__EXERCISE GOAL__. Omit pictures and quote the listing below line by line, from its start through the line that holds "0.4, 1.2, 4.3]".
^^^^^^^^^^^^^^^^
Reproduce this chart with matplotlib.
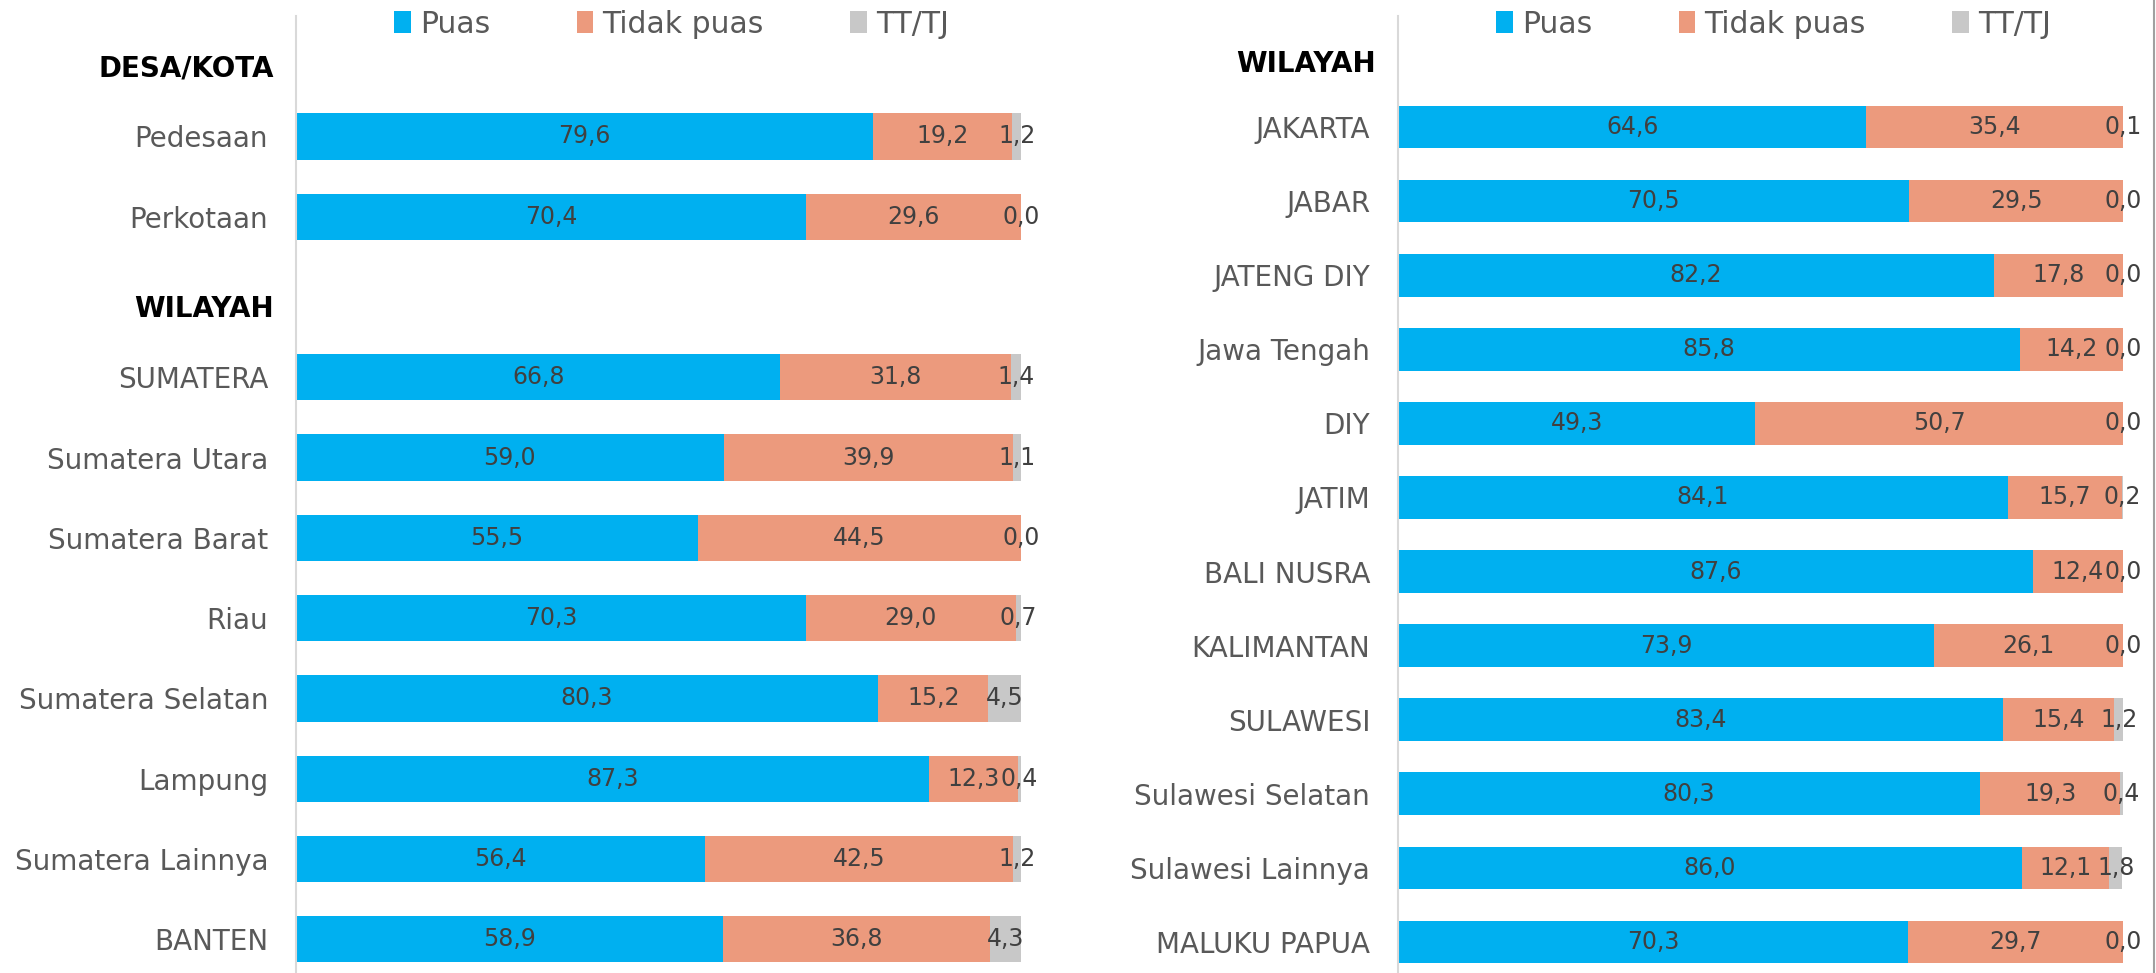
import matplotlib.pyplot as plt
from matplotlib.lines import Line2D
from matplotlib.transforms import blended_transform_factory

plt.rcParams['font.family'] = ['DejaVu Sans']

series = ['Puas', 'Tidak puas', 'TT/TJ']
colors = ['#00B0F0', '#EC9A7D', '#C8C8C8']

# panel kiri
left_headers = ['DESA/KOTA', 'WILAYAH']
left_groups = [
    ['Pedesaan', 'Perkotaan'],
    ['SUMATERA', 'Sumatera Utara', 'Sumatera Barat', 'Riau',
     'Sumatera Selatan', 'Lampung', 'Sumatera Lainnya', 'BANTEN'],
]
left_puas = [79.6, 70.4, 66.8, 59.0, 55.5, 70.3, 80.3, 87.3, 56.4, 58.9]
left_tidak = [19.2, 29.6, 31.8, 39.9, 44.5, 29.0, 15.2, 12.3, 42.5, 36.8]
left_tttj = [1.2, 0.0, 1.4, 1.1, 0.0, 0.7, 4.5, 0.4, 1.2, 4.3]

# panel kanan
right_headers = ['WILAYAH']
right_groups = [
    ['JAKARTA', 'JABAR', 'JATENG DIY', 'Jawa Tengah', 'DIY', 'JATIM',
     'BALI NUSRA', 'KALIMANTAN', 'SULAWESI', 'Sulawesi Selatan',
     'Sulawesi Lainnya', 'MALUKU PAPUA'],
]
right_puas = [64.6, 70.5, 82.2, 85.8, 49.3, 84.1, 87.6, 73.9, 83.4, 80.3, 86.0, 70.3]
right_tidak = [35.4, 29.5, 17.8, 14.2, 50.7, 15.7, 12.4, 26.1, 15.4, 19.3, 12.1, 29.7]
right_tttj = [0.1, 0.0, 0.0, 0.0, 0.0, 0.2, 0.0, 0.0, 1.2, 0.4, 1.8, 0.0]


def fmt(v):
    return f'{v:.1f}'.replace('.', ',')


def draw_panel(ax, headers, groups, puas, tidak, tttj):
    # header mengambil satu baris, lalu kategori di bawahnya
    ypos, names, head_pos = [], [], []
    slot = 0
    for h, g in zip(headers, groups):
        head_pos.append(slot + 0.15)
        for c in g:
            slot += 1
            ypos.append(slot)
            names.append(c)
        slot += 1
    last = ypos[-1]

    left = [0] * len(ypos)
    for vals, col, lab in zip([puas, tidak, tttj], colors, series):
        bars = ax.barh(ypos, vals, left=left, height=0.575, color=col, label=lab)
        ax.bar_label(bars, labels=[fmt(v) for v in vals], label_type='center',
                     fontsize=17, color='#404040')
        left = [a + b for a, b in zip(left, vals)]

    ax.set_xlim(0, 100)
    ax.set_ylim(last + 0.42, -0.5)
    ax.set_yticks(ypos)
    ax.set_yticklabels(names)
    ax.tick_params(axis='y', length=0, pad=20, labelsize=20, labelcolor='#595959')
    ax.set_xticks([])
    for s in ['top', 'right', 'bottom']:
        ax.spines[s].set_visible(False)
    ax.spines['left'].set_color('#D9D9D9')
    ax.spines['left'].set_linewidth(1.5)

    tr = blended_transform_factory(ax.transAxes, ax.transData)
    for h, y in zip(headers, head_pos):
        ax.annotate(h, xy=(0, y), xycoords=tr, xytext=(-16, 0),
                    textcoords='offset points', ha='right', va='center',
                    fontsize=20, fontweight='bold', color='black')

    ax.legend(loc='center', bbox_to_anchor=(0.518, 0.9916), ncol=3, frameon=False,
              fontsize=21.5, labelcolor='#595959', handlelength=0.56,
              handleheight=0.77, handletextpad=0.3, columnspacing=2.9,
              borderpad=0, borderaxespad=0)


fig = plt.figure(figsize=(21.56, 9.73), dpi=100)
ax1 = fig.add_axes([296 / 2156, 0, 725 / 2156, 957 / 973])
ax2 = fig.add_axes([1398 / 2156, 0, 725 / 2156, 957 / 973])

draw_panel(ax1, left_headers, left_groups, left_puas, left_tidak, left_tttj)
draw_panel(ax2, right_headers, right_groups, right_puas, right_tidak, right_tttj)

fig.add_artist(Line2D([0.9992, 0.9992], [0, 1], color='#A0A0A0', lw=1.5,
                      transform=fig.transFigure))

fig.savefig('out.png', dpi=100)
^^^^^^^^^^^^^^^^
__THE ANSWER__.
Reproduce this chart with matplotlib.
import matplotlib.pyplot as plt
from matplotlib.lines import Line2D
from matplotlib.transforms import blended_transform_factory

plt.rcParams['font.family'] = ['DejaVu Sans']

series = ['Puas', 'Tidak puas', 'TT/TJ']
colors = ['#00B0F0', '#EC9A7D', '#C8C8C8']

# panel kiri
left_headers = ['DESA/KOTA', 'WILAYAH']
left_groups = [
    ['Pedesaan', 'Perkotaan'],
    ['SUMATERA', 'Sumatera Utara', 'Sumatera Barat', 'Riau',
     'Sumatera Selatan', 'Lampung', 'Sumatera Lainnya', 'BANTEN'],
]
left_puas = [79.6, 70.4, 66.8, 59.0, 55.5, 70.3, 80.3, 87.3, 56.4, 58.9]
left_tidak = [19.2, 29.6, 31.8, 39.9, 44.5, 29.0, 15.2, 12.3, 42.5, 36.8]
left_tttj = [1.2, 0.0, 1.4, 1.1, 0.0, 0.7, 4.5, 0.4, 1.2, 4.3]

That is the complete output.